The legendary singer was survived by his wife Pam, his stepdaughter Zoey and two grandchildren. Many members of the music world mourned Cocker’s passing. Ringo Starr was just one of the people who took to Twitter to express their sadness, tweeting “Goodbye and God bless to Joe Cocker from one of his friends.”
Cocker, who counted Ray Charles and Lonnie Donegan among his early influences, made his singing debut with his brother Victor’s skiffle band when he was only 12 years old. Several years later he became a drummer and harmonica player for a band called the Cavaliers. Before long, however, Cocker took his rightful position at the front of the stage as a singer, working a day job as a gas fitter for the East Midlands Gas Board while he tried to make it as a pop singer working under the name Vance Arnold, playing the covers of songs by popular singers like Chuck Berry and Ray Charles as Vance Arnold and the Avengers.
The group got the first big chance when they got the opportunity to support the Rolling Stones at Sheffield City Hall in 1963. The very next year, he signed as a solo act with Decca. The first single he released was a cover of The Beatles’ “I’ll Cry Instead” (with session guitarist Jimmy Page). When it flopped, Decca dropped Cocker and he dropped his stage name, performing briefly with a new group before taking a break from music altogether. He returned in 1966 by singing rock and soul in the pubs of England with his superb backing group, the Grease Band, eventually landing a minor hit in the United States with the song “Marjorine.” He hit #1 in the U.K. in November 1968 with his version of the Beatles’ “A Little Help from My Friends.” His album of the same name featured such guest performers as Jimmy Page and Steve Winwood. His career really took off after he sang the song at Woodstock in August 1969. A second British hit came with a version of Leon Russell’s “Delta Lady” in the fall of 1969 (by then, Russell was Cocker’s musical director) and both of his albums, “With a Little Help from My Friends” (April 1969) and “Joe Cocker!” (November 1969), went gold in America. In 1970, his cover of the Box Tops hit “The Letter” became his first US Top Ten. Cocker’s first peak of success came when Russell organized the “Mad Dogs & Englishmen” tour of 1970, featuring Cocker and over 40 others and resulting in a third gold album and a concert film. Subsequent efforts were less popular, and problems with alcohol (both on- and off-stage) reduced Cocker’s once-powerful voice to a croaking rasp.

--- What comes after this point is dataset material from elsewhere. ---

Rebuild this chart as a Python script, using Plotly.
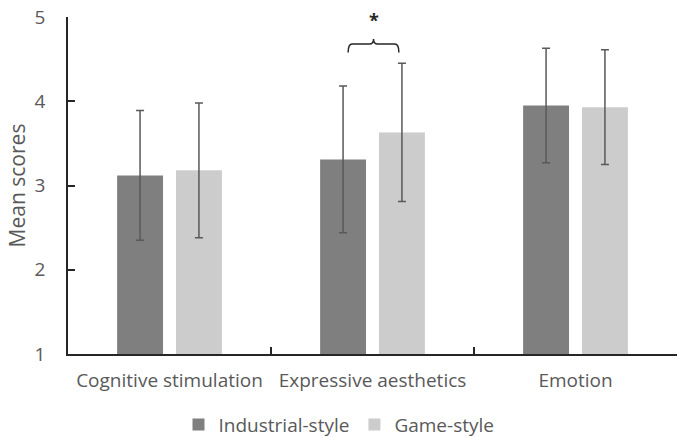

In a now-famous 1975 performance on the television show “Saturday Night Live”, Cocker appeared on stage singing “Feelin’ All Right”, when cast member John Belushi, wearing near identical clothes, entered the stage and stood next to Cocker, doing an incredible impersonation of him. The two sang the lines of the song alternately. A music critic wrote of the performance, “John Belushi sounded more like Cocker than Cocker did!”.
Cocker also returned to the US Top Ten in 1975 with the romantic ballad “You Are So Beautiful”, and topped the charts in 1982 via a duet with Jennifer Warnes on “Up Where We Belong”, the theme from the film “An Officer and a Gentleman”. The ballad became a US #1 hit and earned the pair a Grammy Award win for best pop performance by a duo or group with vocal in 1982 and the Academy Award for Best Original Song in 1983.

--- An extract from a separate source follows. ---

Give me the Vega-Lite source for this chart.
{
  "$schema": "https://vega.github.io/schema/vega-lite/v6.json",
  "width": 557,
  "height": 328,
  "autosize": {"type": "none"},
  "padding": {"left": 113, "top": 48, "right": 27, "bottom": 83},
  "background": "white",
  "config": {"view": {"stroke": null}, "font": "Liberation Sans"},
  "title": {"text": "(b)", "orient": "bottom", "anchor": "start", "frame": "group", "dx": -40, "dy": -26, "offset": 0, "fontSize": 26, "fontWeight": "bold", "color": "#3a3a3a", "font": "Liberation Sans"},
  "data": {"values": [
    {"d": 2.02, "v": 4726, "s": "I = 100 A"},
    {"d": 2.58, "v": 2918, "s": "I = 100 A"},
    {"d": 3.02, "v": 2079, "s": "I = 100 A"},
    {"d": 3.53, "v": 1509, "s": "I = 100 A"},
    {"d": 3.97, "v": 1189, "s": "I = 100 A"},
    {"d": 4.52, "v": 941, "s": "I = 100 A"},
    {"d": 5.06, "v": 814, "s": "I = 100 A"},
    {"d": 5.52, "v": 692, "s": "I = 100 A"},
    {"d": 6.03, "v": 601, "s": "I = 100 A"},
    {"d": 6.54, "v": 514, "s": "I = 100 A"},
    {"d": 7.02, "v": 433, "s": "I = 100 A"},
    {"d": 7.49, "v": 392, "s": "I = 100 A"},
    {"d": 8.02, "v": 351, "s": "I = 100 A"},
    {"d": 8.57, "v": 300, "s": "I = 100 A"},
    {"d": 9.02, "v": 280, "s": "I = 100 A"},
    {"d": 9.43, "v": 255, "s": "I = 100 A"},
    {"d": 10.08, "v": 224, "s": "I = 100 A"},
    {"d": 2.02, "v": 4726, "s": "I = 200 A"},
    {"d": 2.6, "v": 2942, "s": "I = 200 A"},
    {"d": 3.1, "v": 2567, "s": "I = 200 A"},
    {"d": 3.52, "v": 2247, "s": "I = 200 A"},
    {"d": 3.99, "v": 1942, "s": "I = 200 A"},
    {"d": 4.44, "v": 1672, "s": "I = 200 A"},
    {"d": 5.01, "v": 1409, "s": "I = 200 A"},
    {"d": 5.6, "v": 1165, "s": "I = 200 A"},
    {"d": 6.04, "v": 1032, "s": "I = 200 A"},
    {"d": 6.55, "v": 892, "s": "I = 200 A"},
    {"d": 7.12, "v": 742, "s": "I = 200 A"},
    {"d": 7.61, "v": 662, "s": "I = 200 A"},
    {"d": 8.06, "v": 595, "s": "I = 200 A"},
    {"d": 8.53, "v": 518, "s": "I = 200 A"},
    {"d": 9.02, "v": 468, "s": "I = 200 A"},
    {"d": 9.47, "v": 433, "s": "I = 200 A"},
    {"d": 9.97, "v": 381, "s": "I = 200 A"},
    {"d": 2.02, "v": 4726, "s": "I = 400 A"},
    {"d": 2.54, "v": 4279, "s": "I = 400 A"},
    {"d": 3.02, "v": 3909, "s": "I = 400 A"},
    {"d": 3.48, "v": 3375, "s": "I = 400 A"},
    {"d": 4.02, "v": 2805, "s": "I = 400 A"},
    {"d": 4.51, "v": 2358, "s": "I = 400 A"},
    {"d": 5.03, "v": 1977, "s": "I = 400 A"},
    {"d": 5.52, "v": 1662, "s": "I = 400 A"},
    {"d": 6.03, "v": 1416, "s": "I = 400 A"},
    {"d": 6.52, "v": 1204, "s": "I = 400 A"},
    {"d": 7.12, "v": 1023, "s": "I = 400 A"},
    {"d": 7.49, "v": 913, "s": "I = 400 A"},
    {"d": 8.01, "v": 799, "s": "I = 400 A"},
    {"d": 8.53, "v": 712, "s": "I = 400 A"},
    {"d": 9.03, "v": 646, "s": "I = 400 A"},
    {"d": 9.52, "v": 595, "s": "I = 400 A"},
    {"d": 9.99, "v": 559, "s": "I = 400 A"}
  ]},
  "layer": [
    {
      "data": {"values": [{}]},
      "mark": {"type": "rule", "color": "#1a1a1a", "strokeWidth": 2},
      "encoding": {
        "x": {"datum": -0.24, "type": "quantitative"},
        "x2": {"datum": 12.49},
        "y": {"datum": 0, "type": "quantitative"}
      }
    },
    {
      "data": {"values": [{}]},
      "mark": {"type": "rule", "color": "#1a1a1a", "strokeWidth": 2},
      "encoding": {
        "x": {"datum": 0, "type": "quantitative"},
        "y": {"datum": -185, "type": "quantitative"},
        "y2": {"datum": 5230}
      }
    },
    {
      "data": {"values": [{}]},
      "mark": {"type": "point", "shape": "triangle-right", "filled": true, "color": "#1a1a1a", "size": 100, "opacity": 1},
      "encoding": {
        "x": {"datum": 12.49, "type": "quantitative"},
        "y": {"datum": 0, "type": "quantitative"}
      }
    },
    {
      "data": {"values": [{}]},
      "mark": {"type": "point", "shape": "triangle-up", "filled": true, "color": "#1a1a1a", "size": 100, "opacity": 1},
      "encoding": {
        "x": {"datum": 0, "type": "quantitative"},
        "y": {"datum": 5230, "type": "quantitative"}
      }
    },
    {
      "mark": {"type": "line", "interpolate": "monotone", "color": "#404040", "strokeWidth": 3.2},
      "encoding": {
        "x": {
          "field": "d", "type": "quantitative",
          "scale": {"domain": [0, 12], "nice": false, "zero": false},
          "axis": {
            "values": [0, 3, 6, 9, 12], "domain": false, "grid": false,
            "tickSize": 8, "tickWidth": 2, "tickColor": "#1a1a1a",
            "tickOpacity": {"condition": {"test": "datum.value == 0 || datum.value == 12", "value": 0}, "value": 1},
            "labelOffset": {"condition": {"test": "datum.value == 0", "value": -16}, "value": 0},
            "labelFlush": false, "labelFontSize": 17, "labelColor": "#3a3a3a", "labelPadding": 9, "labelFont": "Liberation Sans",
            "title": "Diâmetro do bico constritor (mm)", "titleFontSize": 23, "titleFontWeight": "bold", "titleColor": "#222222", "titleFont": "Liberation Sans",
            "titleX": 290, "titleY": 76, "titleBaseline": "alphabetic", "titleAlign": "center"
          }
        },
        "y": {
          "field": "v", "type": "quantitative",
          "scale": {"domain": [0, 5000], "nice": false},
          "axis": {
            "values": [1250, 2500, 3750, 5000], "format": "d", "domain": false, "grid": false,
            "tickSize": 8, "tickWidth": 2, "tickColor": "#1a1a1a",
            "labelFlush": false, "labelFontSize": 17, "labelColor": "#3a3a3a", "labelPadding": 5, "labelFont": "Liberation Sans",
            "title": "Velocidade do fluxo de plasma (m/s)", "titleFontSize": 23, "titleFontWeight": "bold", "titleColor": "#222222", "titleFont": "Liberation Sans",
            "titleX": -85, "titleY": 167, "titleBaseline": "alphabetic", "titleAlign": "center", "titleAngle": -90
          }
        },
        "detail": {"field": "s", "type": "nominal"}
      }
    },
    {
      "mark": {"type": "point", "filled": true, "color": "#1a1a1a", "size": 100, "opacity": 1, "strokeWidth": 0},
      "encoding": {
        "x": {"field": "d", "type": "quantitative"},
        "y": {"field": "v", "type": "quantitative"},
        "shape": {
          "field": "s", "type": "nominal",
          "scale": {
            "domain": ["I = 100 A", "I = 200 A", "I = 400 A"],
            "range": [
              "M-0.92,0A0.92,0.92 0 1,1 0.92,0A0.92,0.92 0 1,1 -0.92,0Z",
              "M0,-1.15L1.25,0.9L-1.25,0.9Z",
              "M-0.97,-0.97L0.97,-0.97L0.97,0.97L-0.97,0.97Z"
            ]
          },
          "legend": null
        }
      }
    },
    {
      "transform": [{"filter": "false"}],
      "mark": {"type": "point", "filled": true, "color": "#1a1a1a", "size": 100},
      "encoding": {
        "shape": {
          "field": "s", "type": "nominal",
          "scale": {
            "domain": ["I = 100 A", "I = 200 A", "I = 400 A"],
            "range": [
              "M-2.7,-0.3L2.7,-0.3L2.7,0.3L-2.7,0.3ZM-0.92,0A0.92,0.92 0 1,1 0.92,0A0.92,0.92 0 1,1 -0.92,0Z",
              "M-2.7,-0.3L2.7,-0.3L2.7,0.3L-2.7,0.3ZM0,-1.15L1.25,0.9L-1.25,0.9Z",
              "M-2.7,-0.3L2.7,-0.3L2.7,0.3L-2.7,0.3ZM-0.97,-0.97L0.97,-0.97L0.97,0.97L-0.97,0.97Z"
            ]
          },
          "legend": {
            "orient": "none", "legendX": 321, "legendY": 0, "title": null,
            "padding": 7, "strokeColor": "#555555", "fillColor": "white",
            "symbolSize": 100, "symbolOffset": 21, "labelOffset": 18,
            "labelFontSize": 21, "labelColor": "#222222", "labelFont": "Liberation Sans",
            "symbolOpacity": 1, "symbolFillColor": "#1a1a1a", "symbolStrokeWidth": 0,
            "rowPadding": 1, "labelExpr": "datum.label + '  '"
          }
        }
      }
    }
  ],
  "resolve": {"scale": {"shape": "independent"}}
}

His studio albums for the decade included “Sheffield Steel” (1982), “Civilized Man” (1984), and “Unchain My Heart” (1987). At the close of the decade, Cocker returned to the pop charts again with “When the Night Comes.”
He still charted during the ’90s, albeit with less frequency than he did in the ’70s and ’80s, but in his later years, Cocker remained active on the music scene. He kept recording, releasing Have a “Little Faith” (1994), “Across from Midnight” (1997), followed by “No Ordinary World” two years later. “Respect Yourself” appeared in 2002, and the covers album “Heart & Soul” followed in 2004. “Hymn for My Soul” (which featured cover versions of songs by Stevie Wonder, George Harrison, Bob Dylan, and John Fogerty) landed in 2007.
He was also awarded the OBE (Officer of the Order of the British Empire) in the 2007 Queen’s Birthday Honors List for his services to music. His complete “Live at Woodstock” performance was released in 2009.
In 2010, “Hard Knocks”, his first studio album in three years, appeared in Europe. Cocker’s 23rd studio album, “Fire It Up”, was issued in November 2012 on Sony, proved to be his last. It was produced by Matt Serletic, known for his work with Collective Soul, Rob Thomas, Matchbox Twenty, and numerous others.